Spatial intelligence represents a holistic approach to interacting with the physical world. It doesn’t just perceive its surroundings (as perceptual computing does) or manipulate 3D spaces (as spatial computing does). It layers intelligence and action on top of understanding, enabling machines to make meaningful decisions in context and respond accordingly.

But what exactly does this mean, and why does it matter?

Defining Spatial Intelligence

Spatial intelligence builds upon the concepts of perceptual computing and spatial computing, which we explored in our previous blog.

  • Perceptual computing enables machines to perceive and understand their surroundings, much like human senses. It allows them to gather and process data from the environment, thereby "sensing" the world.
  • Spatial computing goes a step further by enabling machines to interact with and manipulate 3D spaces, transforming how we interact with technology by making these interactions more natural and intuitive.

Spatial intelligence takes these ideas to the next level by combining three core components: perception, understanding, and action.

  • Perception: Borrowing from perceptual computing, spatial intelligence begins with a machine’s ability to gather and process data about its environment—seeing, sensing, and interpreting the world as humans do.
  • Understanding: It builds context—analyzing what it perceives to make sense of what it sees. This is where spatial intelligence diverges from image recognition. Instead of simply identifying objects or patterns, it understands relationships between them, situational context, and implications for interaction.
  • Action: Finally, spatial intelligence makes intelligent decisions and takes action. Unlike traditional autonomous algorithms that merely avoid obstacles or follow preset instructions, it adapts to its environment in meaningful ways—whether collaborating with humans, augmenting real-world workflows, or enhancing digital experiences in physical spaces.

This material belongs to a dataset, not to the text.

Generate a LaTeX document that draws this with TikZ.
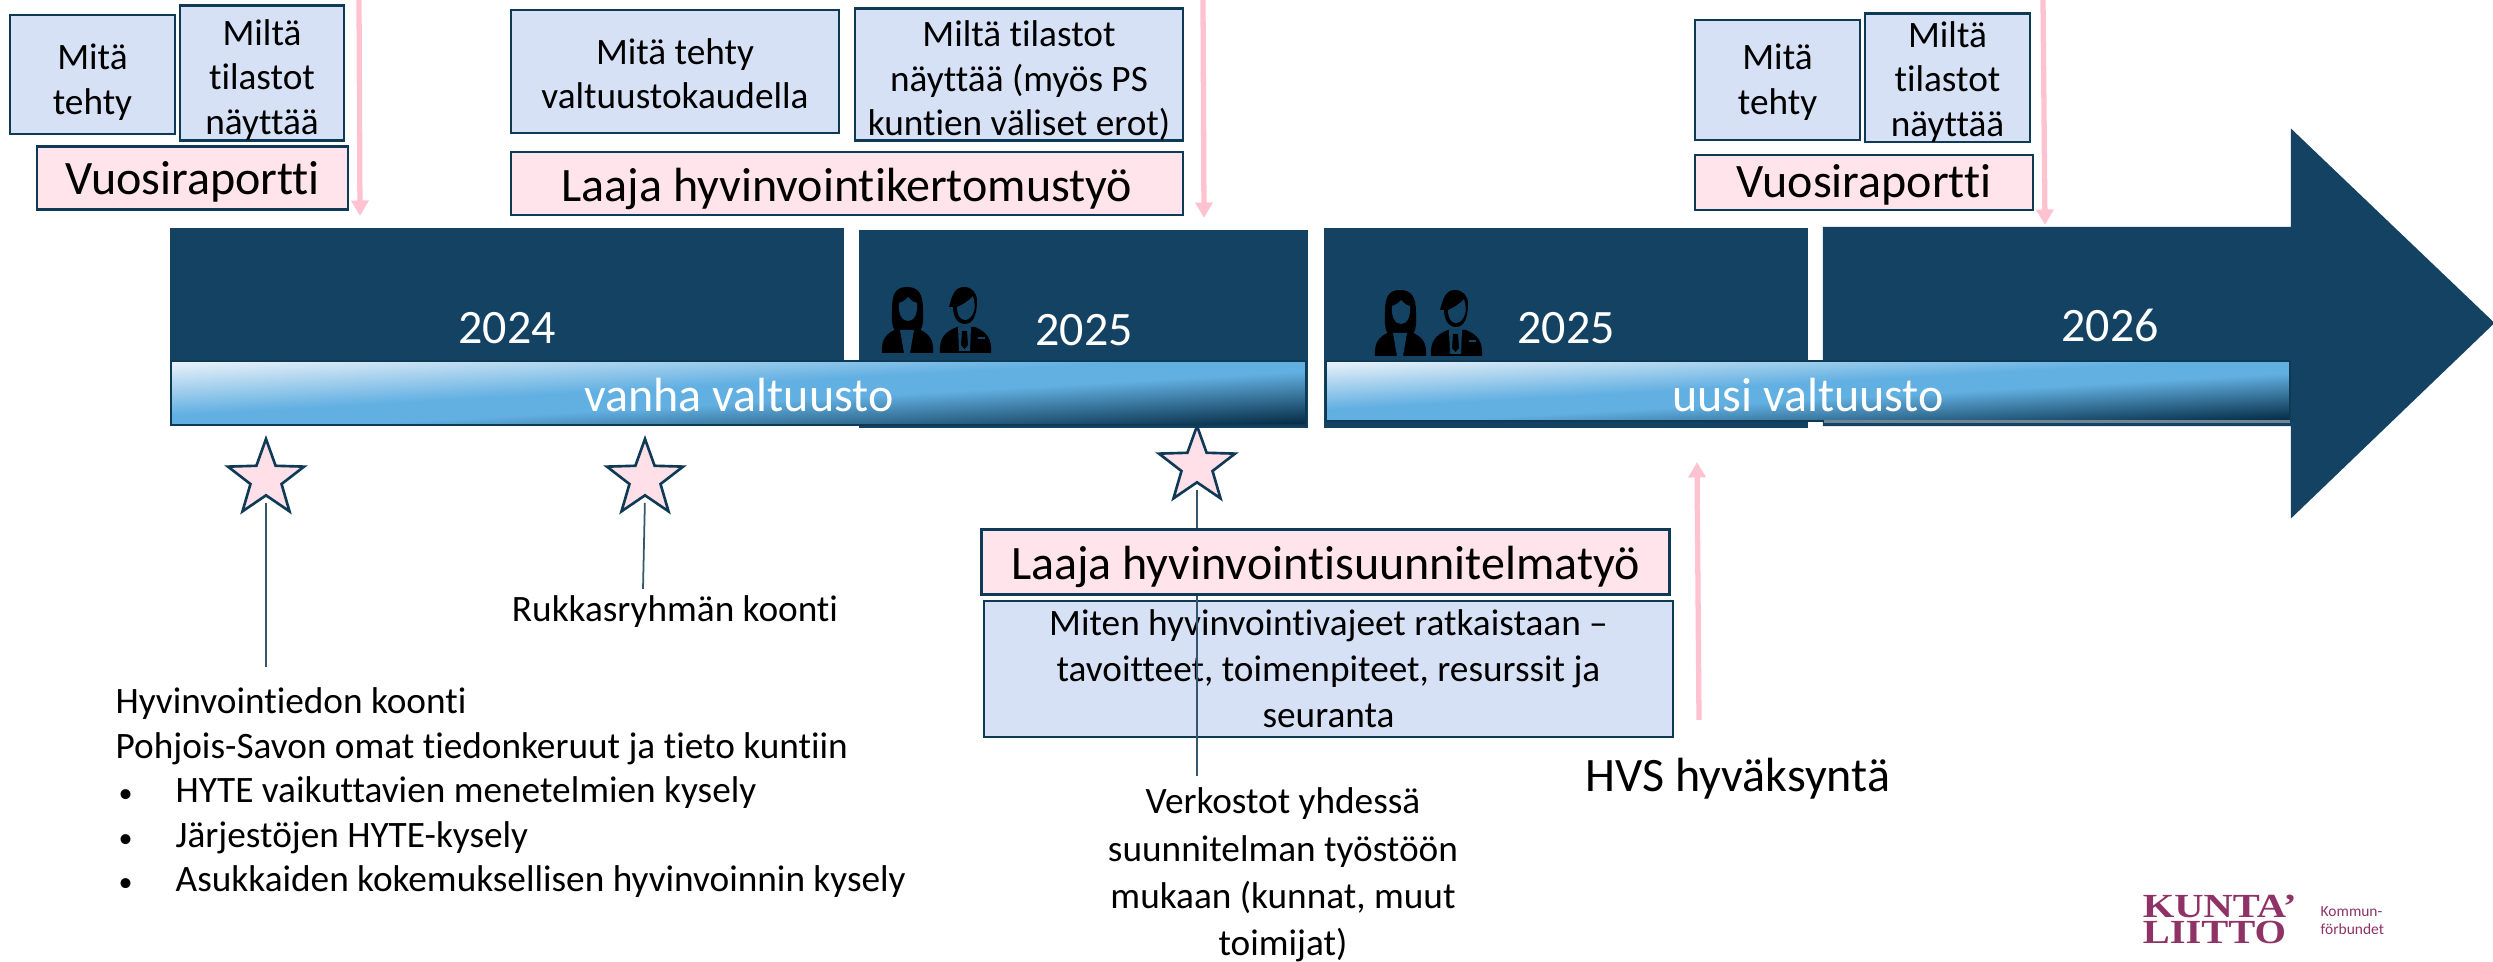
\documentclass[tikz,border=0pt]{standalone}
\usepackage{fontspec}
\setmainfont{Carlito}[Ligatures=CommonOff]
\newfontfamily\logofont{Liberation Serif}
\usetikzlibrary{arrows.meta,shapes.geometric}
\definecolor{navy}{HTML}{134263}
\definecolor{edge}{HTML}{0F3A55}
\definecolor{lightbox}{HTML}{D7E1F5}
\definecolor{pinkbox}{HTML}{FFE4EC}
\definecolor{pinkline}{HTML}{FFC2D1}
\definecolor{barlight}{HTML}{E4EFF8}
\definecolor{barblue}{HTML}{62B0E2}
\definecolor{bardark}{HTML}{08304A}
\definecolor{barstrip}{HTML}{6F8696}
\definecolor{logopurple}{HTML}{8F3366}
\pgfdeclareverticalshading{barshade}{100bp}{color(0bp)=(bardark); color(25bp)=(bardark); color(46bp)=(barblue); color(54bp)=(barblue); color(75bp)=(barlight); color(100bp)=(barlight)}
\newcommand{\listdot}{\makebox[.6cm][l]{\hspace{.03cm}\fontsize{8}{8}\selectfont•}}
\tikzset{
  boxsize/.style 2 args={minimum width=#1*0.01cm, minimum height=#2*0.01cm},
  textdown/.style={execute at begin node={\rule{0pt}{#1}}},
  small/.style={font=\fontsize{10.6}{12.66}\selectfont, align=center, inner sep=0},
  large/.style={font=\fontsize{13.65}{15}\selectfont, align=center, inner sep=0},
  infobox/.style={small, draw=edge, line width=.75pt, fill=lightbox},
  reportbox/.style={large, draw=edge, line width=.75pt, fill=pinkbox},
  yearbox/.style={draw=navy, line width=.6pt, fill=navy, inner sep=0},
  councilbar/.style={draw=edge, line width=.75pt, shade, shading=barshade, shading angle=3.2, inner sep=0},
  whitetext/.style={large, text=white},
  starmark/.style={star, star points=5, star point ratio=2.45, minimum size=.8cm, inner sep=0, draw=edge, line width=.75pt, fill=pinkbox!85!pinkline},
  starline/.style={draw=edge!85!white, line width=.5pt, shorten <=1.7pt},
  pinkarrow/.style={draw=pinkline, line width=1.5pt, -{Triangle[width=4.8pt,length=4.4pt]}},
  logotext/.style={inner sep=0, text=logopurple, anchor=west},
  logobig/.style={logotext, xscale=1.2, font=\logofont\bfseries\fontsize{9.6}{9.6}\selectfont},
  logosmall/.style={logotext, font=\fontsize{4.4}{5}\selectfont},
  womanicon/.pic={
    \fill[black] (0,66) .. controls (-1,52) and (4,46) .. (17,41) -- (34,41) .. controls (47,46) and (52,52) .. (51,66) -- cycle;
    \fill[black] (25,0) .. controls (13,0) and (10,8) .. (10,22) .. controls (10,32) and (9,38) .. (13,44) -- (38,44) .. controls (42,38) and (41,32) .. (41,22) .. controls (41,8) and (37,0) .. (25,0) -- cycle;
    \fill[navy] (26,10) .. controls (24,13) and (20,15) .. (17,16) .. controls (16,27) and (20,34) .. (26,34) .. controls (32,34) and (36,27) .. (35,16) .. controls (31,15) and (28,13) .. (26,10) -- cycle;
    \fill[navy] (18,43) -- (32,43) -- (28,66) -- (22,66) -- cycle;
  },
  manicon/.pic={
    \fill[black] (0,66) .. controls (-1,52) and (4,45) .. (17,40) -- (35,40) .. controls (47,45) and (52,52) .. (51,66) -- cycle;
    \fill[black] (24,0) .. controls (15,0) and (12,8) .. (9,20) -- (13,20) .. controls (13,29) and (17,37) .. (25,37) .. controls (33,37) and (37,28) .. (37,14) .. controls (37,6) and (32,0) .. (24,0) -- cycle;
    \fill[navy] (17,20) .. controls (22,18) and (29,14) .. (33,9) .. controls (35,15) and (35,22) .. (34,24) .. controls (32,30) and (29,33) .. (25,33) .. controls (20,33) and (17,28) .. (17,20) -- cycle;
    \fill[navy] (18,40) -- (31,40) -- (30,64) -- (19,64) -- cycle;
    \fill[black] (22,44) -- (27,44) -- (28,58) -- (24.5,62) -- (21,58) -- cycle;
    \fill[navy] (38,50) rectangle (45,52);
  },
}
\begin{document}
\begin{tikzpicture}[x=0.01cm, y=-0.01cm]
    \useasboundingbox (0,0) rectangle (2493,962);
    % timeline
    \node[yearbox, boxsize={672}{196}] (y2024) at (507,327){};
    \node[yearbox, boxsize={447}{196}] (y2025a) at (1083.5,329){};
    \node[yearbox, boxsize={482}{198}] (y2025b) at (1566,328){};
    \filldraw[navy, line width=.6pt] (1824,228) -- (2292,228) -- (2292,131) -- (2493,323) -- (2292,516) -- (2292,425) -- (1824,425) -- cycle;
    \node[councilbar, boxsize={1135}{64}] (oldbar) at (738.5,393){};
    \node[councilbar, boxsize={964}{60}] (newbar) at (1808,391){};
    \fill[barstrip] (1824,420) rectangle (2290,423);
    \node[whitetext] (t2024) at (507,328){2024};
    \node[whitetext] (t2025a) at (1084,330){2025};
    \node[whitetext] (t2025b) at (1566,328){2025};
    \node[whitetext] (t2026) at (2110,325){2026};
    \node[whitetext] (oldtext) at (739,395){vanha valtuusto};
    \node[whitetext] (newtext) at (1808,395){uusi valtuusto};
    % people
    \pic at (882,287) {womanicon};
    \pic at (940,287) {manicon};
    \pic at (1375,290) {womanicon};
    \pic at (1431,290) {manicon};
    % first report
    \node[infobox, textdown=24.4pt, boxsize={165}{119}] (done1) at (92.5,74.5){Mitä\\tehty};
    \node[infobox, textdown=36.6pt, boxsize={164}{120}] (stats1) at (262,73){Miltä\\tilastot\\näyttää};
    \node[reportbox, textdown=11.5pt, boxsize={311}{63}] (report1) at (192.5,178){Vuosiraportti};
    \coordinate (in1) at (359,0);
    \coordinate (out1) at (360,216);
    \draw[pinkarrow] (in1) -- (out1);
    % wide report
    \node[infobox, textdown=21.3pt, boxsize={328}{123}] (doneterm) at (675,71.5){Mitä tehty\\valtuustokaudella};
    \node[infobox, textdown=36.2pt, boxsize={328}{123}] (statsterm) at (1019,74.5){Miltä tilastot\\näyttää (myös PS\\kuntien väliset erot)};
    \node[reportbox, textdown=12.7pt, boxsize={672}{63}] (reportterm) at (847,183.5){Laaja hyvinvointikertomustyö};
    \coordinate (in2) at (1203,0);
    \coordinate (out2) at (1204,218);
    \draw[pinkarrow] (in2) -- (out2);
    % second report
    \node[infobox, textdown=21.3pt, boxsize={165}{120}] (done2) at (1777.5,80){Mitä\\tehty};
    \node[infobox, textdown=34.8pt, boxsize={165}{120}] (stats2) at (1947.5,78){Miltä\\tilastot\\näyttää};
    \node[reportbox, textdown=10.5pt, boxsize={338}{55}] (report2) at (1864,182.5){Vuosiraportti};
    \coordinate (in3) at (2043,0);
    \coordinate (out3) at (2045,225);
    \draw[pinkarrow] (in3) -- (out3);
    % stars
    \node[starmark] (star1) at (266,479){};
    \node[starmark] (star2) at (645,479){};
    \node[starmark] (star3) at (1197,466){};
    \coordinate (end1) at (266,667);
    \coordinate (end2) at (643,589);
    \coordinate (end3) at (1197,776);
    \draw[starline] (star1.south) -- (end1);
    \draw[starline] (star2.south) -- (end2);
    \node[infobox, boxsize={689}{136}, font=\fontsize{10.6}{13.1}\selectfont] (plan) at (1328.5,669){Miten hyvinvointivajeet ratkaistaan --\\tavoitteet, toimenpiteet, resurssit ja\\seuranta};
    \draw[starline] (star3.south) -- (end3);
    \node[reportbox, textdown=12.5pt, boxsize={688}{65}] (planwork) at (1325.5,562){Laaja hyvinvointisuunnitelmatyö};
    % texts below
    \node[small] (collect) at (675,612){Rukkasryhmän koonti};
    \node[small, align=left, anchor=west] (gather) at (115,793){Hyvinvointiedon koonti\\Pohjois-Savon omat tiedonkeruut ja tieto kuntiin\\\listdot HYTE vaikuttavien menetelmien kysely\\\listdot Järjestöjen HYTE-kysely\\\listdot Asukkaiden kokemuksellisen hyvinvoinnin kysely};
    \node[small, font=\fontsize{10.6}{13.5}\selectfont] (networks) at (1283,875){Verkostot yhdessä\\suunnitelman työstöön\\mukaan (kunnat, muut\\toimijat)};
    \node[large] (approval) at (1738,779){HVS hyväksyntä};
    \coordinate (in4) at (1699,720);
    \coordinate (out4) at (1697,462);
    \draw[pinkarrow] (in4) -- (out4);
    % logo
    \node[logobig] (kunta) at (2142,906){KUNTA’};
    \node[logobig] (liitto) at (2142,932){LIITTO};
    \node[logosmall] (kommun) at (2320,912){Kommun-};
    \node[logosmall] (forbund) at (2320,929){förbundet};
\end{tikzpicture}
\end{document}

In short, spatial intelligence bridges the gap between machines that simply recognize the world and those that actively participate in it.

Examples of Spatial Intelligence in Action

This emerging field has sparked exciting developments. Let’s take a look at two companies at the forefront:

World Labs

World Labs is led by Fei-Fei Li—widely regarded as the 'Godmother of AI'—alongside the co-inventor of Neural Radiance Fields (NeRFs) and a team of other influential researchers. While specific details about their technology remain under wraps, the company recently secured $230 million in funding to build a "Large World Model." This ambitious model aims to perceive, generate, and interact with the physical world, redefining how machines engage with their surroundings.

Fei-Fei Li has been a vocal proponent of this vision, outlining her belief in the transformative potential of machine perception in multiple talks, including her recent TED Talk just six months ago. In it, she discussed how AI can extend beyond recognition to meaningful understanding and interaction with the world—a foundational philosophy for World Labs.

Niantic

Niantic, known for revolutionizing augmented reality gaming with Pokémon GO, has spent over a decade building foundational spatial technologies. They’re now leveraging this expertise to move beyond gaming and create a geospatial platform for understanding and interacting with the physical world.

Courtesy of Niantic

Niantic’s platform includes tools like Scaniverse, which enables detailed 3D object capture, and Visual Positioning System (VPS), which anchors these objects in real-world locations for augmented interactions. These technologies underpin their vision for spatial intelligence: use cases like enhancing real-world locations with AR visuals and audio, optimizing warehousing and logistics workflows, and enabling AR-based remote collaboration with 3D objects.

By combining years of expertise with forward-looking use cases, Niantic is laying the groundwork for a more intelligent interaction between people, machines, and the world around us.

Why Spatial Intelligence Matters

Spatial intelligence is more than a technological breakthrough—it’s a paradigm shift in how we think about machines’ role in the physical world. By moving beyond recognition to understanding and action, spatial intelligence holds the potential to redefine industries, from logistics to entertainment to urban planning.

Imagine robots that not only navigate spaces but work seamlessly alongside humans in warehouses. Or augmented reality tools that enable architects and designers to interact with life-sized 3D models in real-world settings. These applications, and many more, represent the next wave of innovation in AI and computer vision.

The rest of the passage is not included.